However, already when assuming upstream emissions for biomass imports of 10.3 g CO2 MJ−1, results depend heavily on the allowed carbon sequestration potential. At a low carbon sequestration potential, only marginal amounts of additional upstream emissions from biomass usage can be accommodated (Fig. 6c), and the system cost of excluding biomass altogether decreases substantially from 20% to 11% (Fig. 6e). In this case, especially, biofuel production decreases (Fig. 6b), and DAC is preferred to supply carbon for electrofuel production (Fig. 6d). At allowed carbon sequestration potentials of 800–1,600 Mt CO2, there is room for more upstream emissions as they can be compensated for by using more biomass (Fig. 6a) and BECC (Fig. 6d). Higher carbon sequestration potentials allow for increasing use of fossil CCS (Fig. 6f,i) combined with negative emissions, which are then provided by DAC rather than BECC if biomass entails upstream emissions (Fig. 6e).
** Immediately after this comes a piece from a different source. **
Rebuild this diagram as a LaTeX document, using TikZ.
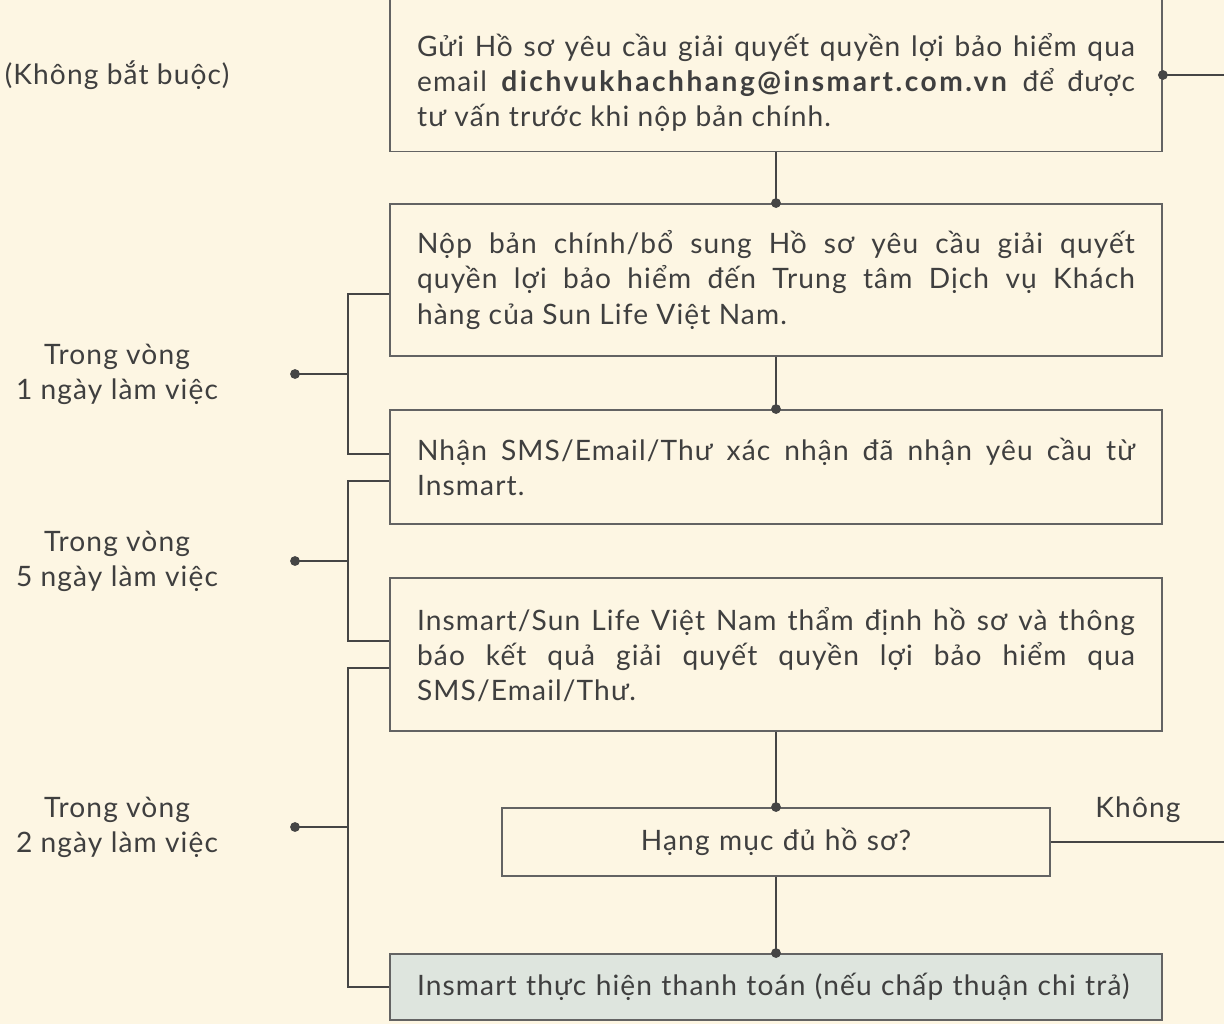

Sensitivity to biomass and DAC cost and carbon capture rate

DAC can decrease system reliance on biomass, but BECC is more competitive than DAC for delivering renewable carbon and negative emissions across a large span of biomass import prices (Fig. 7) and capture rates (Extended Data Fig. 5). Only if DAC capital costs are assumed to be below about €200 t−1 CO2 per year does DAC become competitive at an import price of €72 MWh−1 (3–3.5 times 2020 wood chip prices) or at carbon capture rates of 75% and below. However, there is a strong cost incentive for achieving high capture rates to reduce expensive primary carbon input (Extended Data Fig. 5a,b) and as long as costs for biomass residue collection and transport and so on are covered, biomass can remain profitable at substantially lower biomass prices. DAC then serves rather as a backstop technology to prevent high scarcity prices for biomass and renewable carbon as raw material and enables the achievement of emissions targets if biomass is too scarce107.

Fig. 7: Heat maps of cost-optimal configurations.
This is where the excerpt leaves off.